The girls fly away on vacation to the very island where the snobs have gone, and are the hit of the party with their mimed version of "Dancing Queen." With Rhonda around, life suddenly has promise; the two girls move to Sydney, where Muriel finally has a sexual experience, not very successful (the boy unzips a chair instead of Muriel's pants, in a misunderstanding that must be seen to be understood). "When I lived in Porpoise Spit," Muriel tells Rhonda, "I sat in my room for hours and listened to Abba songs.
Since I met you and moved to Sydney, my life is as good as an Abba song - as good as "Dancing Queen." For her, there is no higher praise. But Muriel is still unhappy, and because she identifies perfect happiness with getting married, she haunts wedding shops and eventually ends up in a marriage of convenience with an empty-eyed South African swimming star who needs a wife to get an Australian passport. (During their wedding, she lets out little simpering squeaks, and he looks at her with slack-jawed incredulity).

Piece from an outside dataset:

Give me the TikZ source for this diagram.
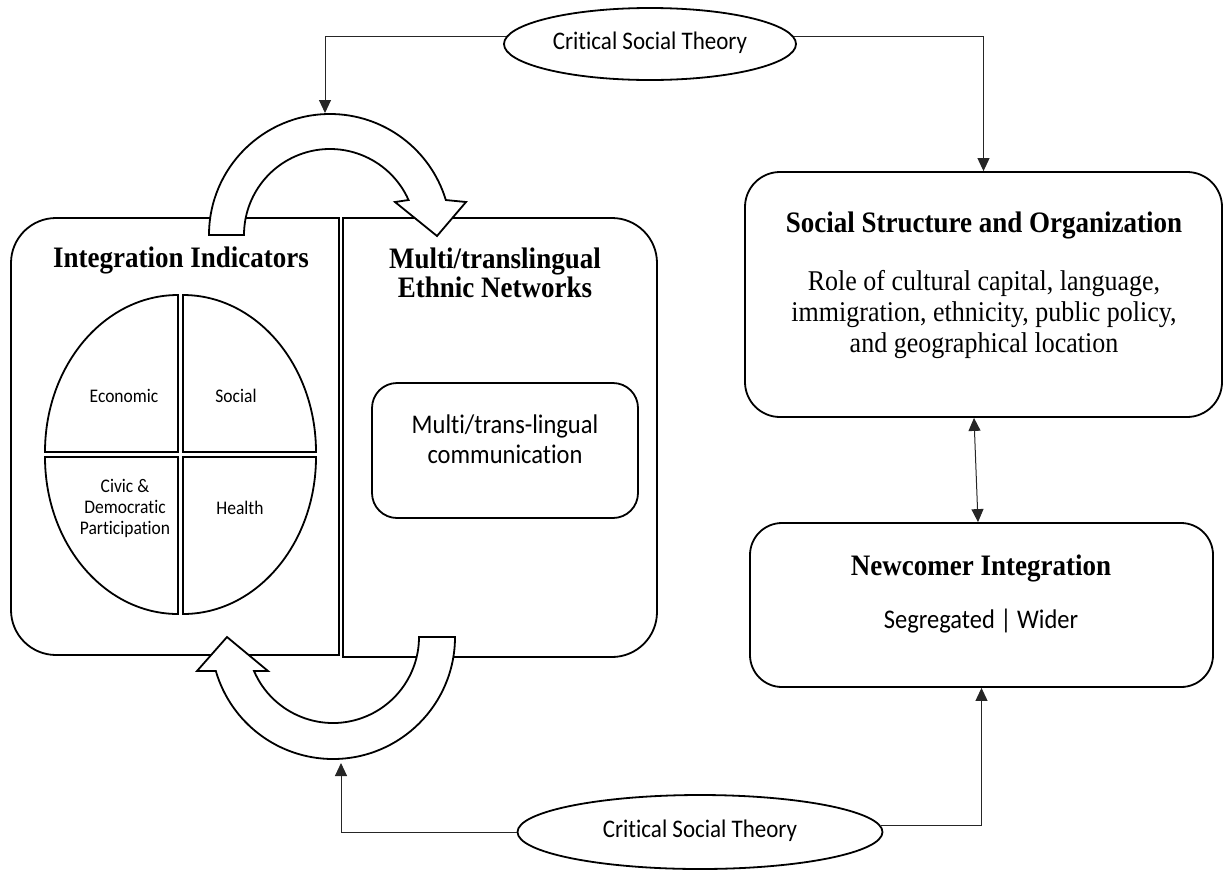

"Muriel's Wedding" has a lot of big and little laughs in it, but also a melancholy undercurrent, which reveals itself toward the end of the film in a series of surprises and unexpected developments.
The arc of its story involves Muriel's discovery of herself, and a developing faith that she can have a good time, make friends, and be valued. The film's good heart keeps it from ever making fun of Muriel, although there are moments that must have been tempting.
And the casting of minor characters (including Muriel's sister with the naughty-naughty smirk) is flawless.